We congratulate Therese Lundberg, Chalmers University of Technology, on a successful PhD defence!
Title: “Energy Infrastructure for Road Transport Electrification”
Abstract:
This thesis analyzes the interactions that occur between electricity and road transportation systems. It explores the infrastructure required for the indirect electrification of heavy transport using hydrogen as an intermediary energy carrier and the direct electrification of passenger vehicles. Multiple models were developed and applied to study the infrastructural requirements for the supply of hydrogen to refueling stations and the electricity grid capacity required for home charging of electric vehicles (EVs).
A comparison of the different hydrogen supply systems, all of which use electrolysis to produce hydrogen, reveals substantial differences in the costs for supplying hydrogen to refueling stations. For the Swedish case studied, a system in which electricity is supplied from the electricity grid with onsite production at the refueling station is found to be the least-costly option, as compared with centralized hydrogen production with transportation to the station. The most-expensive option is to produce hydrogen using local solar PV and/or wind power instead of connecting to the electricity grid.
A model of the Swedish low-voltage (LV) electricity grid was developed to study the impacts of EV home charging on the LV grid as the share of EVs increases, as well as the ways in which these impacts are influenced by different network tariff designs. The results show that the number of power system violations in the LV grid (defined as exceeding the operational limits for thermal capacity and voltage magnitude) increases as the share of EVs in the vehicle fleet grows. However, the number of occurrences with violations varies significantly across geographic regions in Sweden and across EV charging cases. Even with a high level of EV penetration, some areas have zero violations, while in other areas, violations are recorded already at small EV fleet shares.
Implementing different network tariff designs significantly impacts when and to what extent it is cost-optimal to charge EVs. Thus, there are impacts on the loading of the LV grid and the flexibility that EV charging can provide to the electricity system by adapting to variable electricity spot prices. Cost-minimizing EV charging with no network tariff or a tariff for the monthly peak power demand of individual households during daytime hours provides the highest level of flexibility for EV charging from the electricity systems’ perspective, but also the highest loading on the LV grid. Having a network tariff based on the monthly peak power of individual households, including all hours of the day, results in the lowest loading on the LV grid, but also entails the lowest level of flexibility. Combining the results, a trade-off emerges between adapting EV charging to low electricity spot prices and reducing the loading on the LV grid.
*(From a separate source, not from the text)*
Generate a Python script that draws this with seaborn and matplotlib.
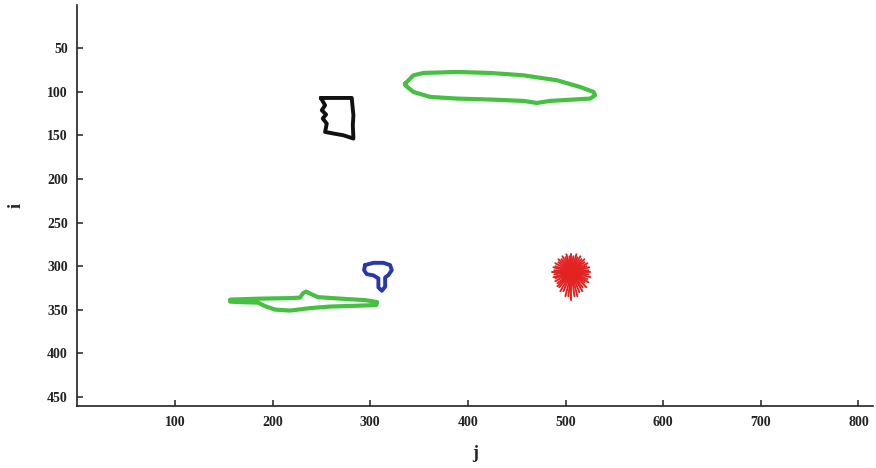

Implementing a network tariff for the combined peak power of all modeled households provides an alternative that lowers the loading on the grid, yet retains greater flexibility than when the cost is implemented at the household level.
Given that EV charging behavior strongly impacts the loading on the LV grid, different charging strategies in a fully electrified vehicle fleet lead to significant variation in the required transformer capacity and, thereby, the extent of LV grid reinforcement.